If you have multiple personalities, please press 3, 4, 5 and 6. If you are
paranoid-delusional, we know who you are and what you want. Just stay on the
line until we can trace the call. If you are schizophrenic, listen carefully
and a little voice will tell you which number to press. If you are
manic-depressive, it doesn't matter which number you press. No one will

Greetings, you have reached the Sixth Sense Detective Agency. We know how
you are and what you want, so at the sound of the tone, please hang up.

French monologue in the background: Around the world today, millions still
speak French as either a first or second language. But with your continued
support and help, we can wipe out French in our lifetime. Please leave a
message in English at the tone, and remember, if someone tries to speak
French to you, just say, "non".

Hello, this is KVKE, you're on the air.

This is a test. This is a test of the Answering Machine Broadcast System.
This is only a test.

Beethoven's Fifth:
Nobody's home.
Why did you phone?
Please leave your message here when you have heard the tone,
And we will call you back as soon as we get home.
Your message here,
After the tone,
Here is the tone... tone... BEEP

"If I Only Had A Brain":
I might be in the shower,
I might be gone for hours,
I can't come to the phone.
So, please leave your name and number,
If I miss you it'd be a bummer,
Leave your message at the tone...

Hi, this is Johan advising you that you spend WAY too much time on the
phone.
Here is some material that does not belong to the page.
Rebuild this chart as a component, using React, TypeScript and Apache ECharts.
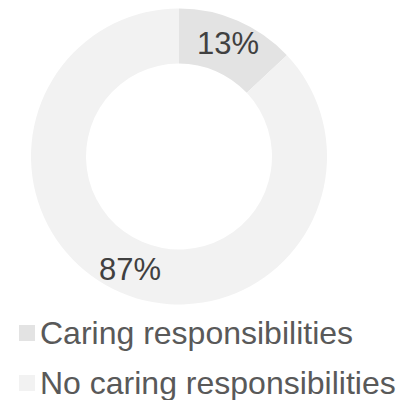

GO OUTSIDE... See the world, LIVE a little... Have fun.

I can't come to the phone now, so if, well, actually, I CAN come to the
phone now, I mean, like, I'm at the phone NOW, recording this message, but
I'm doing this NOW, while you're listening to it LATER, except for you I
guess it's NOW, like, when you're listening to it... I mean, like, wait,
gosh. This is so confusing.

Leave a message or I'll send 30,000 volts through your phone. I am an
electrical engineer. I can do that.

My time is billed at $125 per hour. Please begin your message with your
MasterCard or Visa number, card type, and date of expiration. I'll get back
to you pending credit approval.

Hi, you have reached Richard. I'm sorry, but my answering machine is out of
order, so the voice you are hearing is actually me.

Thank you for calling the CSU Automated Hearing Test Line. Prepare for Test
1. Is this tone louder in your left ear or right ear? ... BEEP

We're sorry. You have reached an imaginary number. Please rotate your phone
90 degrees and try again

You're growing tired. Your eyelids are getting heavy. You feel very sleepy
now. You are gradually losing your willpower and your ability to resist
suggestions. When you hear the tone you will feel helplessly compelled to
leave your name, number, and a message.

Hi, this is Ed. I'm secretly replacing Faisal and Bob with dark sparkling
Folger's Crystals. Leave your name, number, and a brief message and they'll
call you back when they're nice and percolated. See if you can tell the

Hi, this is Jim. Thanks for calling during my spring pledge drive. A basic
membership is only $30, and a $60 pledge gets you an "I love Jim Shea"
T-shirt. Please wait for the tone, and thank you for your pledge.

Bridge, Kirk here.

Starship Enterprise, Uhura here, can you hold please? -- Captain, there is a
transmission coming in on hailing frequency seven, do you want it on screen?